On a regular basis resident and visiting lamas conduct classes on the topics of Buddhist philosophy, moral discipline, meditative concentration, and transformation wisdom. These classes are open to people of all religious traditions and to people with no particular religious affiliation. Students take part in short and long-term group retreats, and many conduct their own solitary meditative retreats on the grounds. DNKL also hosts public talks, spiritual festivals, and other community events. One of the locally better known events is the annual animal blessing, usually held during the summer months.

DNKL engages in humanitarian activities locally and globally, such as assisting Tibetan Buddhist monks and nuns, disaster relief, and aiding children with basic education and health needs.

==History==
The grounds of DNKL were once part of the estate of John Read, after whom the town of Redding was named.
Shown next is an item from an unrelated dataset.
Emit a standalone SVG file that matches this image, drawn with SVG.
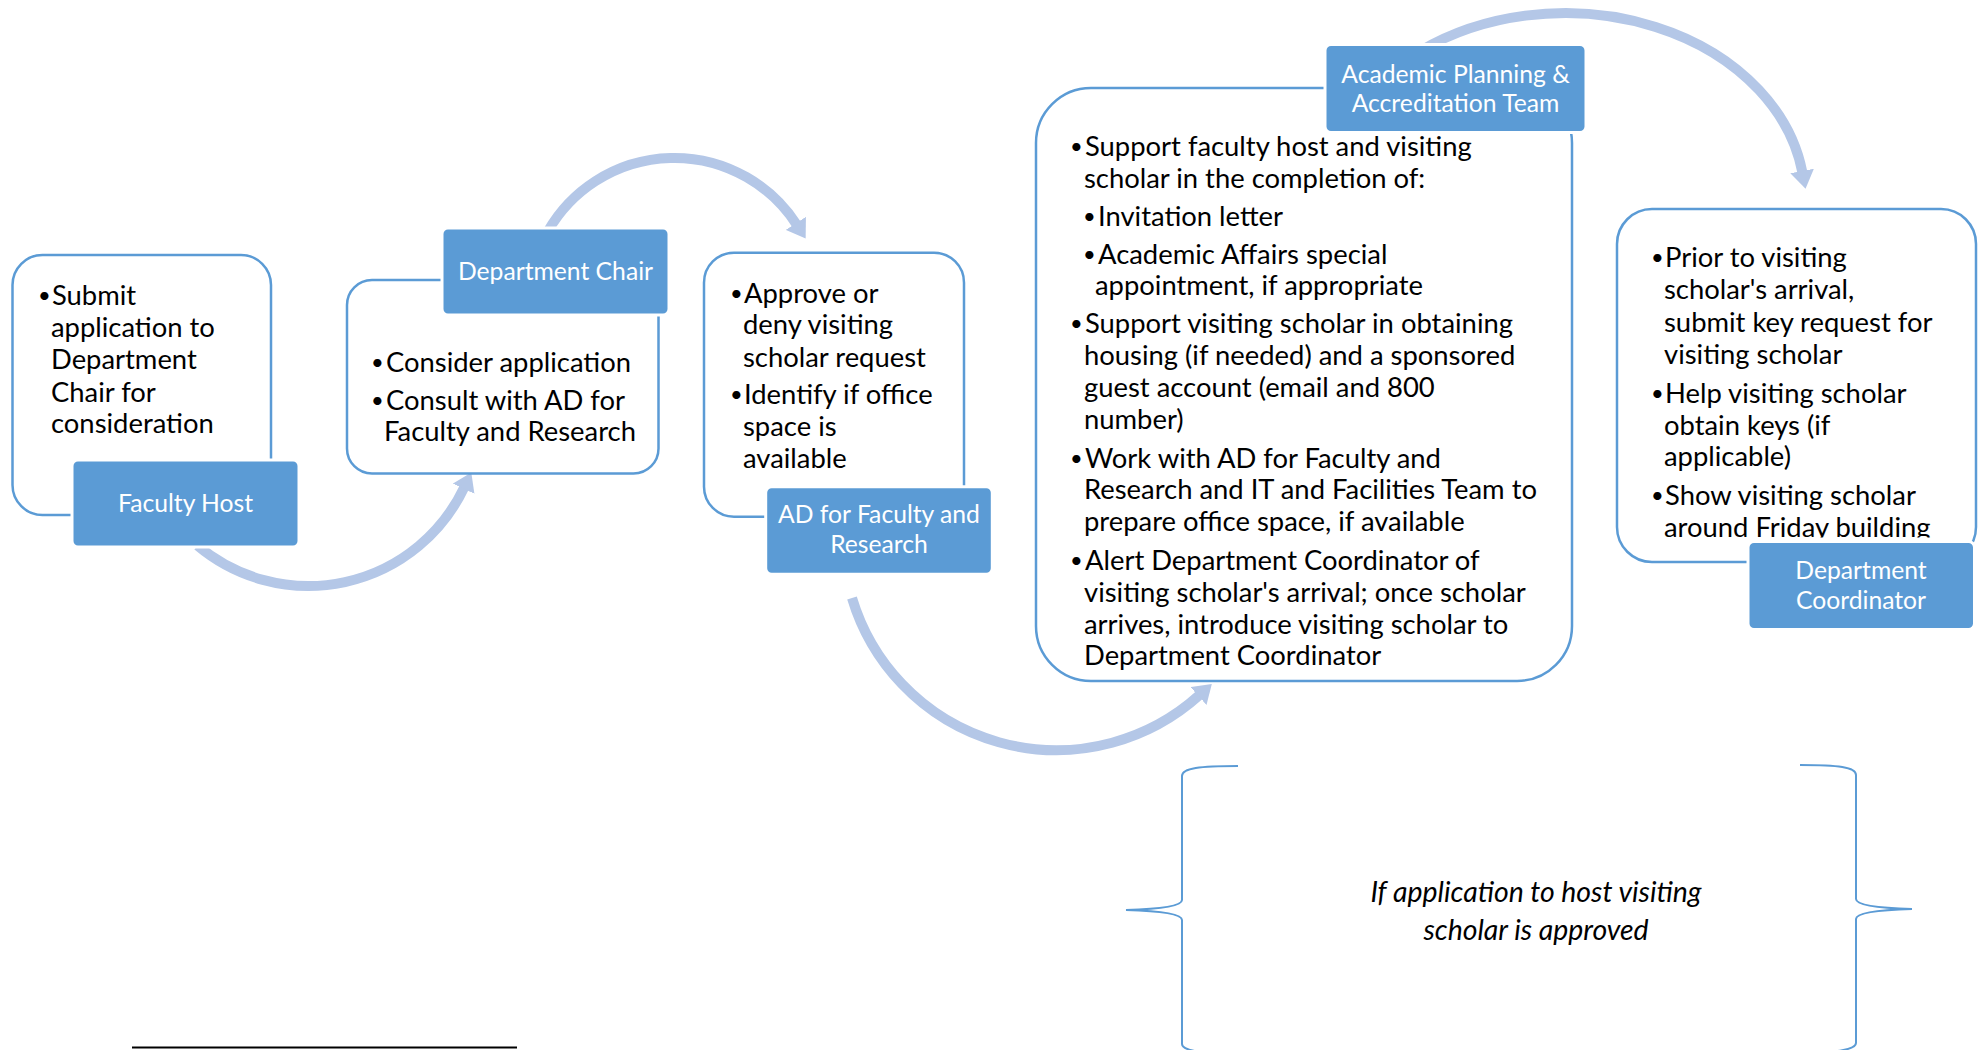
<svg xmlns="http://www.w3.org/2000/svg" width="1986" height="1050" viewBox="0 0 1986 1050">
<style>
.box{fill:#FFFFFF;stroke:#5B9BD5;stroke-width:2.5}
.lab{fill:#5B9BD5;stroke:#FFFFFF;stroke-width:3}
.body{font-family:Lato,"Liberation Sans",sans-serif;font-size:27.4px;fill:#000000}
.b{font-size:22px}
.lt{font-family:Lato,"Liberation Sans",sans-serif;font-size:24.7px;fill:#FFFFFF;text-anchor:middle}
.arc{fill:none;stroke:#B4C7E7;stroke-width:10;marker-end:url(#ah)}
.brace{fill:none;stroke:#5B9BD5;stroke-width:2}
.note{font-family:Lato,"Liberation Sans",sans-serif;font-size:28.4px;font-style:italic;fill:#000000;text-anchor:middle}
</style>
<defs>
<marker id="ah" markerUnits="userSpaceOnUse" markerWidth="18" markerHeight="24" viewBox="0 0 18 24" refX="1" refY="12" orient="auto">
<path d="M0,0 L18,12 L0,24 z" fill="#B4C7E7"/>
</marker>
<clipPath id="clipDCo"><rect x="1600" y="200" width="386" height="337.5"/></clipPath>
</defs>

<g id="connectors">
<path class="arc" d="M197.6 545.7 A172.4 172.4 0 0 0 464 487.8"/>
<path class="arc" d="M548.2 230.7 A145.6 145.6 0 0 1 796.4 224.2"/>
<path class="arc" d="M852 598 A213.4 213.4 0 0 0 1199.2 695.3"/>
<path class="arc" d="M1420.6 50.7 A240 187 0 0 1 1802.3 172"/>
</g>

<g id="node-faculty-host">
<rect class="box" x="12.5" y="255" width="258.5" height="260" rx="30"/>
<text class="body"><tspan class="b" x="38" y="303">•</tspan><tspan x="52" y="305">Submit</tspan><tspan x="51" y="337">application to</tspan><tspan x="51" y="369">Department</tspan><tspan x="51" y="401.5">Chair for</tspan><tspan x="51" y="433">consideration</tspan></text>
<rect class="lab" x="72" y="460" width="227" height="87" rx="6"/>
<text class="lt" x="185.5" y="512">Faculty Host</text>
</g>

<g id="node-department-chair">
<rect class="box" x="347" y="280" width="311.5" height="193.5" rx="25"/>
<text class="body"><tspan class="b" x="371" y="370">•</tspan><tspan x="386" y="372">Consider application</tspan><tspan class="b" x="371" y="408">•</tspan><tspan x="386" y="410">Consult with AD for</tspan><tspan x="384" y="441">Faculty and Research</tspan></text>
<rect class="lab" x="442" y="228" width="227" height="87" rx="6"/>
<text class="lt" x="555.5" y="280">Department Chair</text>
</g>

<g id="node-ad-faculty-research">
<rect class="box" x="704" y="252.7" width="260" height="264" rx="30"/>
<text class="body"><tspan class="b" x="730" y="301">•</tspan><tspan x="744" y="303">Approve or</tspan><tspan x="743" y="334">deny visiting</tspan><tspan x="743" y="366.5">scholar request</tspan><tspan class="b" x="730" y="402">•</tspan><tspan x="744" y="404">Identify if office</tspan><tspan x="743" y="436">space is</tspan><tspan x="743" y="468">available</tspan></text>
<rect class="lab" x="765.7" y="486.7" width="226.6" height="87.6" rx="6"/>
<text class="lt" x="879" y="523">AD for Faculty and</text>
<text class="lt" x="879" y="553">Research</text>
</g>

<g id="node-academic-planning">
<rect class="box" x="1036" y="88" width="536" height="593" rx="55"/>
<text class="body">
<tspan class="b" x="1070" y="154">•</tspan><tspan x="1085" y="156">Support faculty host and visiting</tspan>
<tspan x="1084" y="187.5">scholar in the completion of:</tspan>
<tspan class="b" x="1083" y="223.5">•</tspan><tspan x="1098" y="225.5">Invitation letter</tspan>
<tspan class="b" x="1083" y="261.5">•</tspan><tspan x="1098" y="263.5">Academic Affairs special</tspan>
<tspan x="1095" y="295">appointment, if appropriate</tspan>
<tspan class="b" x="1070" y="331">•</tspan><tspan x="1085" y="333">Support visiting scholar in obtaining</tspan>
<tspan x="1084" y="365">housing (if needed) and a sponsored</tspan>
<tspan x="1084" y="396.5">guest account (email and 800</tspan>
<tspan x="1084" y="428.5">number)</tspan>
<tspan class="b" x="1070" y="465.5">•</tspan><tspan x="1085" y="467.5">Work with AD for Faculty and</tspan>
<tspan x="1084" y="499">Research and IT and Facilities Team to</tspan>
<tspan x="1084" y="531">prepare office space, if available</tspan>
<tspan class="b" x="1070" y="568">•</tspan><tspan x="1085" y="570">Alert Department Coordinator of</tspan>
<tspan x="1084" y="602">visiting scholar's arrival; once scholar</tspan>
<tspan x="1084" y="633.5">arrives, introduce visiting scholar to</tspan>
<tspan x="1084" y="665">Department Coordinator</tspan>
</text>
<rect class="lab" x="1325" y="44.5" width="261" height="88" rx="6"/>
<text class="lt" x="1455.5" y="82.5">Academic Planning &amp;</text>
<text class="lt" x="1455.5" y="112">Accreditation Team</text>
</g>

<g id="node-department-coordinator">
<rect class="box" x="1617" y="209" width="359" height="353" rx="35"/>
<text class="body" clip-path="url(#clipDCo)">
<tspan class="b" x="1651" y="265">•</tspan><tspan x="1665" y="267">Prior to visiting</tspan>
<tspan x="1664" y="299">scholar's arrival,</tspan>
<tspan x="1664" y="332">submit key request for</tspan>
<tspan x="1664" y="364">visiting scholar</tspan>
<tspan class="b" x="1651" y="400.5">•</tspan><tspan x="1665" y="402.5">Help visiting scholar</tspan>
<tspan x="1664" y="434.5">obtain keys (if</tspan>
<tspan x="1664" y="466">applicable)</tspan>
<tspan class="b" x="1651" y="502.5">•</tspan><tspan x="1665" y="504.5">Show visiting scholar</tspan>
<tspan x="1664" y="537">around Friday building</tspan>
</text>
<rect class="lab" x="1748" y="541.5" width="226.5" height="88" rx="6"/>
<text class="lt" x="1861" y="579">Department</text>
<text class="lt" x="1861" y="609">Coordinator</text>
</g>

<g id="condition-bracket">
<path class="brace" d="M1238 766 C1200 766 1182 768 1182 776 L1182 900 C1182 906 1160 909 1126 910 C1160 911 1182 914 1182 920 L1182 1044 C1182 1050 1200 1054 1238 1054"/>
<path class="brace" d="M1800 765 C1838 765 1856 767 1856 775 L1856 899 C1856 905 1878 908 1912 909 C1878 910 1856 913 1856 919 L1856 1043 C1856 1049 1838 1053 1800 1053"/>
<text class="note" x="1536" y="902">If application to host visiting</text>
<text class="note" x="1536" y="940">scholar is approved</text>
</g>

<line x1="132" y1="1047.5" x2="517" y2="1047.5" stroke="#000000" stroke-width="2"/>
</svg>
The grounds later served as the residence of Maurice Pate, founding director of UNICEF, and his wife, Martha Lucas Pate, a scholar of religion and philosophy, and president of Sweet Briar College. After their death, Pate's organization, the Maurice Pate Institute for Human Survival, donated the 100-acre (40.5 ha) property to the Mahayana Sutra and Tantra Center of Connecticut. It was initially established in 1997 as the Godstow Retreat Center by Geshe Michael Roach, with whom it is no longer affiliated due to the behavior of Roach. When Gyumed Khensur Rinpoche Lobsang Jampa came to the center as Spiritual Director in 2006, the name was changed to Do Ngak Kunphen Ling, which roughly translated from Tibetan means Tibetan Buddhist Center for Universal Peace.

The center has become notable enough to warrant a visit by the 14th Dalai Lama to the area.